The [Phoible](https://phoible.org/) dataset contains phoneme inventories for thousands of languages and dialects. Many languages/dialicts have multiple Phoible records. Here, I'm mapping the data against pre-prepared IPA phoneme tables, then selecting one sample per table per language so that each language is only represented once in the final dataset (to avoid bias by oversampling).



In [1]:
from pathlib import Path
import requests
from tqdm import tqdm
import matplotlib.pyplot as plt

%matplotlib inline
import pandas as pd
import numpy as np

phoible_data_url = "https://raw.githubusercontent.com/phoible/dev/v2.0/data/phoible.csv"
phobile_file_path = "./downloads/phoible.csv"

VALIDATE_RESULTS = True

if not Path(phobile_file_path).exists():
    response = requests.get(phoible_data_url, stream=True)
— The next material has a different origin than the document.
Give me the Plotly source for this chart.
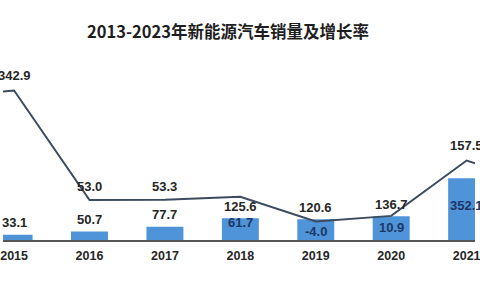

    with open(phobile_file_path, "wb") as fh:
        for data in tqdm(response.iter_content()):
            fh.write(data)

In [2]:
ipa_diacritics_df = pd.read_csv(
    "./data/ipa_diacritics.csv", dtype=str, encoding="utf-8", engine="python"
)
valid_suffixes = set(ipa_diacritics_df.suffix)
ipa_diacritics_df.shape

(38, 2)

In [3]:
phoible_df = pd.read_csv(phobile_file_path, encoding="utf-8", engine="python")
dialect_phonemes_df = (
    phoible_df[["ISO6393", "LanguageName", "SpecificDialect", "Phoneme", "GlyphID"]]
    .copy()
    .fillna({"SpecificDialect": "none"})
)

lang_by_dialect_df = dialect_phonemes_df.groupby(["LanguageName", "SpecificDialect"])

language_names = (
    dialect_phonemes_df[["LanguageName", "SpecificDialect"]]
    .drop_duplicates()
    .reset_index(drop=True)
    .to_numpy()[:, 0]
)

num_lang = len(lang_by_dialect_df)

print("num_lang", num_lang)
print(dialect_phonemes_df.shape)

dialect_phonemes_df.head(3)

num_lang 2949
(105467, 5)


Unnamed: 0,ISO6393,LanguageName,SpecificDialect,Phoneme,GlyphID
0,kor,Korean,none,a,0061
1,kor,Korean,none,aː,0061+02D0
2,kor,Korean,none,æ,00E6


In [11]:
dialect_phonemes_df["symbol"] = dialect_phonemes_df.Phoneme.str.split("").apply(
    lambda p: "".join([x for x in p if x != "" and x not in valid_suffixes])
)
dialect_phonemes_df["diacritics"] = dialect_phonemes_df.Phoneme.str.split("").apply(
    lambda p: "".join([x for x in p if x != "" and x in valid_suffixes])
)

dialect_phonemes_df.head(5)

Unnamed: 0,ISO6393,LanguageName,SpecificDialect,Phoneme,GlyphID,symbol,diacritics
0,kor,Korean,none,a,0061,a,
1,kor,Korean,none,aː,0061+02D0,a,ː
2,kor,Korean,none,æ,00E6,æ,
3,kor,Korean,none,æː,00E6+02D0,æ,ː
4,kor,Korean,none,e,0065,e,